UPDATE 25/01/11: After a weekend of work Last.fm is now back up to full capacity. If you’re continuing to experience problems then leave a comment below and let us know. Thank you for your patience.
As many of you will be aware, Last.fm has been experiencing an extended period of downtime in all user-facing services. A hardware failure has led to one of the most serious system outages we have experienced for a long time, and we are very sorry about the inconvenience caused to our listeners. At this moment everything should be on its way back to normal, but it could take some time for all services to return to a fully stable state.
We want to apologise for this outage, and explain the problems that have led to the difficulties you may be experiencing now.
Yesterday afternoon a fault in a blade chassis in one of our datacentres caused it to break, taking the power supply for its rack with it.
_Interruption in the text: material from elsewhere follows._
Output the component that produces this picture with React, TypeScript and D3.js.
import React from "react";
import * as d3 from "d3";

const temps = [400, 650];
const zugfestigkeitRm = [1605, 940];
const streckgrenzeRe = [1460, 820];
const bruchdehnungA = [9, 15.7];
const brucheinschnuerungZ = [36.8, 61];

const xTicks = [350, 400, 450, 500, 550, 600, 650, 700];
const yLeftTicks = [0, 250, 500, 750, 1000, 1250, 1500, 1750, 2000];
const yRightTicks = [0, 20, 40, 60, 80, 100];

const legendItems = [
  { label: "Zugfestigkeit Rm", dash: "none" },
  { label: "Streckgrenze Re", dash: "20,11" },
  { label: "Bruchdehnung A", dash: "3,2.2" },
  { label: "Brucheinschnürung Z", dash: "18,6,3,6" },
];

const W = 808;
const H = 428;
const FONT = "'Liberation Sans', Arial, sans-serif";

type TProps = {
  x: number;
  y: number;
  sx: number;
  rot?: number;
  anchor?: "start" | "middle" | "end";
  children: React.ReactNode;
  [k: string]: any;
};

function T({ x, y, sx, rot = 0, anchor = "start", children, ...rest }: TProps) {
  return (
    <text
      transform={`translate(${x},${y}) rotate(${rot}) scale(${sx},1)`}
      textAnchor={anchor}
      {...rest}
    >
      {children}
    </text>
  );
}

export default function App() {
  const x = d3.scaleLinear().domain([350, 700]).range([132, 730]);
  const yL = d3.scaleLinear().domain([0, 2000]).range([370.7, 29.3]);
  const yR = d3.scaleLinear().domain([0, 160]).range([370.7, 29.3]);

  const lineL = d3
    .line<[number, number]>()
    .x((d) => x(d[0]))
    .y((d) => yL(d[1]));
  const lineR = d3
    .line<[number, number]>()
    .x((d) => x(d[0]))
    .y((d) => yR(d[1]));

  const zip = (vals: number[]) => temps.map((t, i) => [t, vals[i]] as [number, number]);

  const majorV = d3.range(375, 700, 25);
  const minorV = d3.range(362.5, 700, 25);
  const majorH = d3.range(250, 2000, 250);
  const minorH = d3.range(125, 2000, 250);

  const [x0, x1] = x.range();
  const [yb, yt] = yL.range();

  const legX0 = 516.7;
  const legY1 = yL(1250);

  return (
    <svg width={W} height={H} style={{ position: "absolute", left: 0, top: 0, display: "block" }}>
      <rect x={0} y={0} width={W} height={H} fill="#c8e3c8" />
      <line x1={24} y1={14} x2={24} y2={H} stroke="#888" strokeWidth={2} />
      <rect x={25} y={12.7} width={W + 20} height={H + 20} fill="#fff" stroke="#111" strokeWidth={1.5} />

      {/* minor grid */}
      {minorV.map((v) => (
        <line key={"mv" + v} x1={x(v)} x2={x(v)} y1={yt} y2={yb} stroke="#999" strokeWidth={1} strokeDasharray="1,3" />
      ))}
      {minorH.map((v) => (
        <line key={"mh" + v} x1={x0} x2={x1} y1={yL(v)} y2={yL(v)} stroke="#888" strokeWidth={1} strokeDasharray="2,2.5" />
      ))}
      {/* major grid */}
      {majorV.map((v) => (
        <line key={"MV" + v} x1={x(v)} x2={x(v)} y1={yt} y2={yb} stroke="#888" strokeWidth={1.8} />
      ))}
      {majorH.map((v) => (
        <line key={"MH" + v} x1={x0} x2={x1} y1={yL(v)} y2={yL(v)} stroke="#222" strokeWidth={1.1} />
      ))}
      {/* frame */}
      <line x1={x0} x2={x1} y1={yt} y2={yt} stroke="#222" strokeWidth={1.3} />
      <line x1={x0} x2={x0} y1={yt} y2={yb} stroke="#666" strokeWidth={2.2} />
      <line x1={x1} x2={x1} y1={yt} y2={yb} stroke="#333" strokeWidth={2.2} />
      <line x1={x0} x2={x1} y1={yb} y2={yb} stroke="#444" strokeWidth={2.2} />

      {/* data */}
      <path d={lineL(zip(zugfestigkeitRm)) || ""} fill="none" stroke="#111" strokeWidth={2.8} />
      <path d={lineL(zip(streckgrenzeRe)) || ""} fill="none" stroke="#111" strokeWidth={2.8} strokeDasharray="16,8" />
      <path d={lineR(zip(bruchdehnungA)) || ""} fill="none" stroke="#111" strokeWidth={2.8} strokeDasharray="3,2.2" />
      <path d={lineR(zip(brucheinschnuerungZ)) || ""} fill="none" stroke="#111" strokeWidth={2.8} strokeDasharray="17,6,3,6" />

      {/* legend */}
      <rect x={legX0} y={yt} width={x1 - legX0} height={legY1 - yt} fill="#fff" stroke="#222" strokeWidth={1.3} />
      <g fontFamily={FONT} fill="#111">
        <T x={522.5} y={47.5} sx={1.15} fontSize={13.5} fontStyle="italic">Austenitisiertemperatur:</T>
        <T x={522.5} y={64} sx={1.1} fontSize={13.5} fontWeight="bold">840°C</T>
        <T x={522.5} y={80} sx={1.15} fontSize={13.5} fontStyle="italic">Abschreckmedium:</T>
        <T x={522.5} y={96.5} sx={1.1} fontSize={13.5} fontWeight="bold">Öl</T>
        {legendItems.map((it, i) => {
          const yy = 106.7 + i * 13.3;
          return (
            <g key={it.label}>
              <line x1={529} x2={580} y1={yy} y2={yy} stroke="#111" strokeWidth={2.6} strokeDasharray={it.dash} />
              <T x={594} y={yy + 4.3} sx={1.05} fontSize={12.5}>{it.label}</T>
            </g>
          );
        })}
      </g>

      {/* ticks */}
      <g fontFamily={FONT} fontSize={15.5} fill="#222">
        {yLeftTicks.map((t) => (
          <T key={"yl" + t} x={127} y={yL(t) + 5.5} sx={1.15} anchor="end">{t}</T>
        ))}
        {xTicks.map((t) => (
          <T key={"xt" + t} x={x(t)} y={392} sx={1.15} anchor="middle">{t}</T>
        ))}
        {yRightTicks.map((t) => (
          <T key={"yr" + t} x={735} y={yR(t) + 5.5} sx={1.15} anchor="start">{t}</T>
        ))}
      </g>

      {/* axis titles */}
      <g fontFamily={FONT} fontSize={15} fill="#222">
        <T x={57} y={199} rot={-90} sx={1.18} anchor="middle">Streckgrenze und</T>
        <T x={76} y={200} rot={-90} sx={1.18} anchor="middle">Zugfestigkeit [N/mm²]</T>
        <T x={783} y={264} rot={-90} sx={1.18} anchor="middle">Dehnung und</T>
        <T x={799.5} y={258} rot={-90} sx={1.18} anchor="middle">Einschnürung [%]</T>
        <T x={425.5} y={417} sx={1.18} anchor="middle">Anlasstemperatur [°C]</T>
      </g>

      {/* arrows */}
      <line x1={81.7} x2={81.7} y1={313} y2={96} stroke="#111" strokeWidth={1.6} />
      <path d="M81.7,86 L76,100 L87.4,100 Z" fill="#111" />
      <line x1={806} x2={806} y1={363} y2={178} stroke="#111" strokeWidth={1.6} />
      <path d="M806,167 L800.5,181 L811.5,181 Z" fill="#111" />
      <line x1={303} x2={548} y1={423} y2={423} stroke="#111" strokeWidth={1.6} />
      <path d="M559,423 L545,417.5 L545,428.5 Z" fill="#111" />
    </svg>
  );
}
On site teams were unable resolve the fault with this chassis, but were able to restore power to the rest of the rack. Unfortunately, this chassis contained several critical components of the top-level load balancing systems we use to evenly distribute traffic across all of our datacentres.
Load balancing has been redistributed among the remaining centres. As these are running under a higher than usual load intermittent service outages may have resulted, leading to problems across all parts of Last.fm. As a result you might be experiencing difficulty with radio, the website or with your scrobbles.
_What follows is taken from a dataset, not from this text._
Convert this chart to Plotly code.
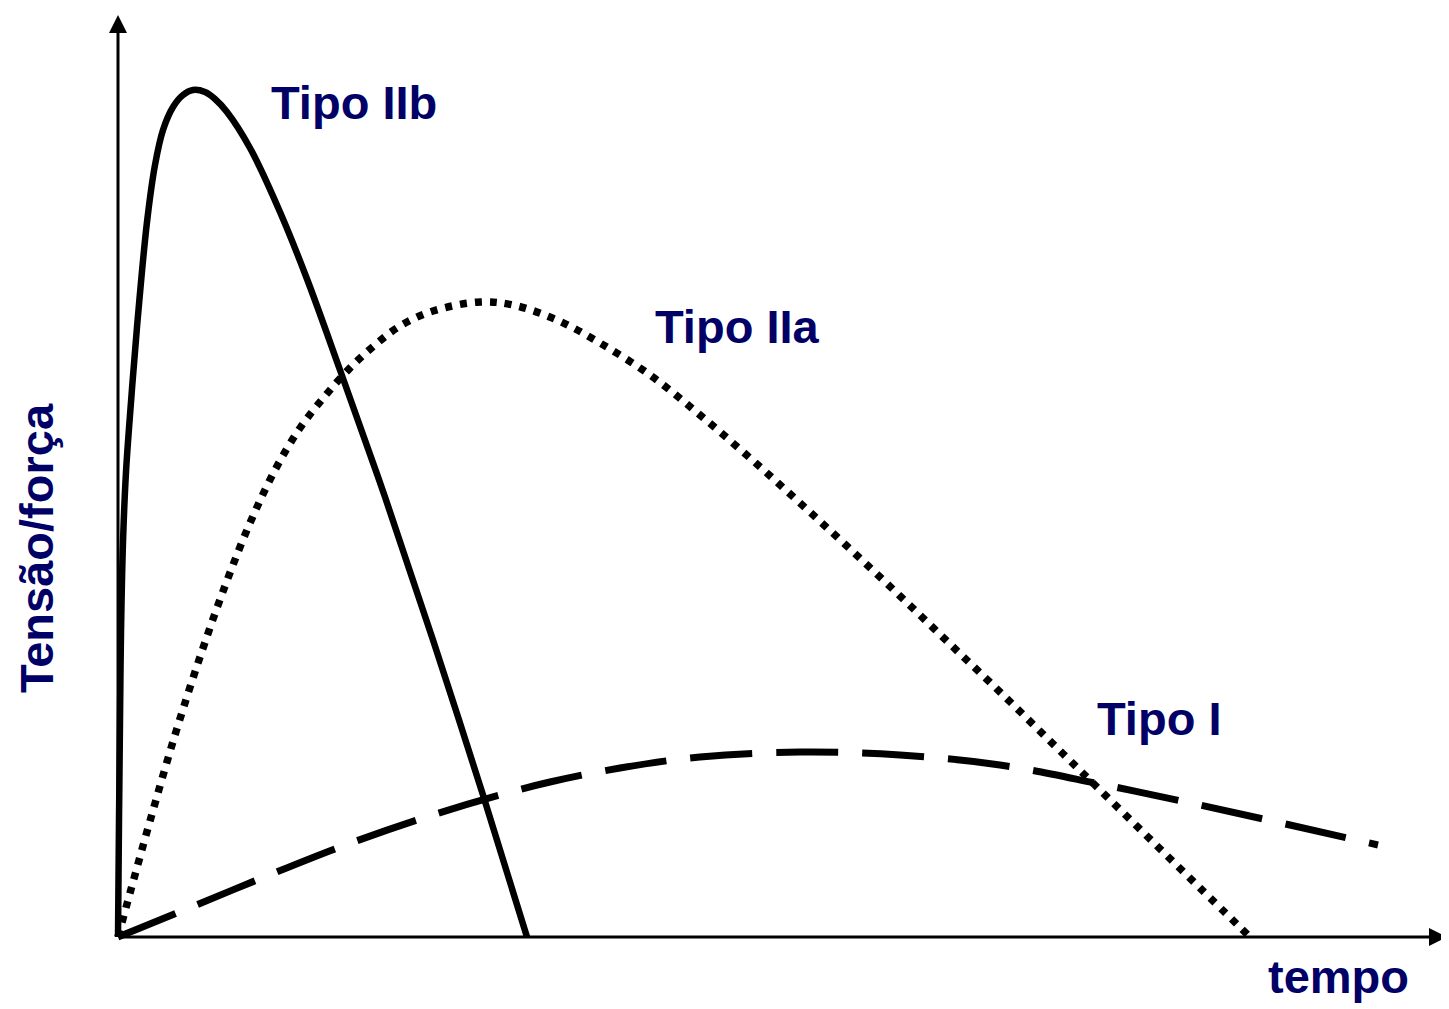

Because some of our top level DNS services were impacted by this outage it has taken longer than usual for fresh DNS information to propagate. Many of you may have been presented with incorrect DNS information due to caching, despite the workarounds we have been putting in place. Eventually correct information will propagate in its place.
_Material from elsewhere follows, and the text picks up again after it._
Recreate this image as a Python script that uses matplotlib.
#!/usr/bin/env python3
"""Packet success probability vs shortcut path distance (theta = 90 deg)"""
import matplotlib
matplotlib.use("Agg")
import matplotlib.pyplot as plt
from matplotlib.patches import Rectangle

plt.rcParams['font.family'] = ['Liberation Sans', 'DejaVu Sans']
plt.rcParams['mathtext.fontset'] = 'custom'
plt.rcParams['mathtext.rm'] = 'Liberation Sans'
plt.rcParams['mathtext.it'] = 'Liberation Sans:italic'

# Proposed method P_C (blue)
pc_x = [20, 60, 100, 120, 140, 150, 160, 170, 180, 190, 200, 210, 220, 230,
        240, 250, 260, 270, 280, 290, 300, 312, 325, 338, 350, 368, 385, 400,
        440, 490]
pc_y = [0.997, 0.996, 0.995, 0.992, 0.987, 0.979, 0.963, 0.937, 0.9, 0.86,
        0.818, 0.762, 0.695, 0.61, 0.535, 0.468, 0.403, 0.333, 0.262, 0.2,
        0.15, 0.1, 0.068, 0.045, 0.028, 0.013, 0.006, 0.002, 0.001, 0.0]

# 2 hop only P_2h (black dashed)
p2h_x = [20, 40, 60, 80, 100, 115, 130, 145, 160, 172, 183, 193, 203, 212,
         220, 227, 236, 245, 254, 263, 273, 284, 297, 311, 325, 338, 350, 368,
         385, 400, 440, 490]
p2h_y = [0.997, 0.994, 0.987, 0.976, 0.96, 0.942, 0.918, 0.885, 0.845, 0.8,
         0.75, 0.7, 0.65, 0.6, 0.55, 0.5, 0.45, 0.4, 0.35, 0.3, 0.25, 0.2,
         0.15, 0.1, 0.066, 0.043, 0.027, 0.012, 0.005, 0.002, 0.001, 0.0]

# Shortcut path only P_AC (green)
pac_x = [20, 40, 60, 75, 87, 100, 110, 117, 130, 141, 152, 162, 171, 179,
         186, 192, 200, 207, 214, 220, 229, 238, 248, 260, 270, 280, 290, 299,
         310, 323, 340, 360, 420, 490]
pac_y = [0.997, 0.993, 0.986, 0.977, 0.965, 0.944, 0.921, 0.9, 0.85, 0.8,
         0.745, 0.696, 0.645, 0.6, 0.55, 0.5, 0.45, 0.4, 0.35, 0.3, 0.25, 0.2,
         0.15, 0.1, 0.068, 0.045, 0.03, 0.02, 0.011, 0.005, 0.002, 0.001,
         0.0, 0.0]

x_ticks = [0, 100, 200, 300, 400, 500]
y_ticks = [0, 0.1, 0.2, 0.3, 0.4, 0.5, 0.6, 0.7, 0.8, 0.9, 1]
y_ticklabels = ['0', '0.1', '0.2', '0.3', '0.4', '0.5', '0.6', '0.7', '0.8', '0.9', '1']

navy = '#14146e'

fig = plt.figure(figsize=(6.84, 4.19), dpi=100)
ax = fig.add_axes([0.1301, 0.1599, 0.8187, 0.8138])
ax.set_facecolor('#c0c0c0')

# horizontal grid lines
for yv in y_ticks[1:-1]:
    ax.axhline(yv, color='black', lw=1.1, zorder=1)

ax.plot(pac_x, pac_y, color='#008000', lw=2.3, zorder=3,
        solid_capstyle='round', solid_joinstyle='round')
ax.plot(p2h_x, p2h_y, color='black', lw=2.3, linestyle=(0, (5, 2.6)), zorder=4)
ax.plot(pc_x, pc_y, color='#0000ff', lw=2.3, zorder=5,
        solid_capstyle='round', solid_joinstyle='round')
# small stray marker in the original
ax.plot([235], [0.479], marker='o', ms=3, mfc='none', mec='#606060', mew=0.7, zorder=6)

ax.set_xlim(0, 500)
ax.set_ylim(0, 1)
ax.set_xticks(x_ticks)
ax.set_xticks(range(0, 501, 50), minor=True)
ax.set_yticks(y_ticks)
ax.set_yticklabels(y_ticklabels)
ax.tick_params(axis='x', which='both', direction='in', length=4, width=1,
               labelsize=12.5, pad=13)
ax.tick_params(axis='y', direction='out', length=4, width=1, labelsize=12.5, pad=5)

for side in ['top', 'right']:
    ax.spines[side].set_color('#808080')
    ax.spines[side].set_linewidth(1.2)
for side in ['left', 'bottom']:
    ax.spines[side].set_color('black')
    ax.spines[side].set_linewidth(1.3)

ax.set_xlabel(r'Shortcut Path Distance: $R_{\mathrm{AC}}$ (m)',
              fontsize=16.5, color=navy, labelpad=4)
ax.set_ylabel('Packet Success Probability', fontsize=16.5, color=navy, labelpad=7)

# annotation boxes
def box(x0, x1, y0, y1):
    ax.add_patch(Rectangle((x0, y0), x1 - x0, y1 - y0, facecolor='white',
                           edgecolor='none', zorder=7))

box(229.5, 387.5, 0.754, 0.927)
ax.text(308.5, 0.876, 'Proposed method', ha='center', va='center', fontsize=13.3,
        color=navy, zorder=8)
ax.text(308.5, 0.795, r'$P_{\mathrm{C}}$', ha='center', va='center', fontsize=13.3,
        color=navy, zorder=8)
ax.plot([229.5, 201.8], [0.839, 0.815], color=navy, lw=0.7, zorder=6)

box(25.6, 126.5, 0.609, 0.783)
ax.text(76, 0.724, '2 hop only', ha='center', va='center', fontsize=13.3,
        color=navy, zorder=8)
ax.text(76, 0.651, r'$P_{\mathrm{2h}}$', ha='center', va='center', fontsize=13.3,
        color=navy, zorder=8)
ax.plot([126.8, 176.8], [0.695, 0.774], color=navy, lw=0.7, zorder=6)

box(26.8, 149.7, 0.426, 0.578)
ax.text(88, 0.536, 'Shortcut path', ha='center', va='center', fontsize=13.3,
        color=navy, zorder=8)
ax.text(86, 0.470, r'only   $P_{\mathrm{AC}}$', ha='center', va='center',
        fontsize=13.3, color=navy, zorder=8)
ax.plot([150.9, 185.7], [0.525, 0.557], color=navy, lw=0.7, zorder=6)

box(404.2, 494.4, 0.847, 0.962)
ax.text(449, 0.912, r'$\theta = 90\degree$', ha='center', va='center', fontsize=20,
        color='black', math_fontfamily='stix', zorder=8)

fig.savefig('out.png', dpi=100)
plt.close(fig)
Last.fm’s Operations team has been working since it was first reported to provide listeners with short-term workarounds while the affected hardware is replaced or repaired. Our first priority has been to ensure that user-data is preserved wherever possible.
We’re doing everything we can to ensure that the site is operating for as many people as possible while the hardware is restored.
Some of you are worried about the status of your scrobbles; all scrobbles that are making it through are safe, and client caching should ensure that any that aren’t are queued and will be submitted correctly once the service is fully restored. These will appear as normal once the faults have been repaired.
We’d also like to apologise for not communicating more about the problem – as I’m sure you can appreciate our priority has been getting the issues fixed.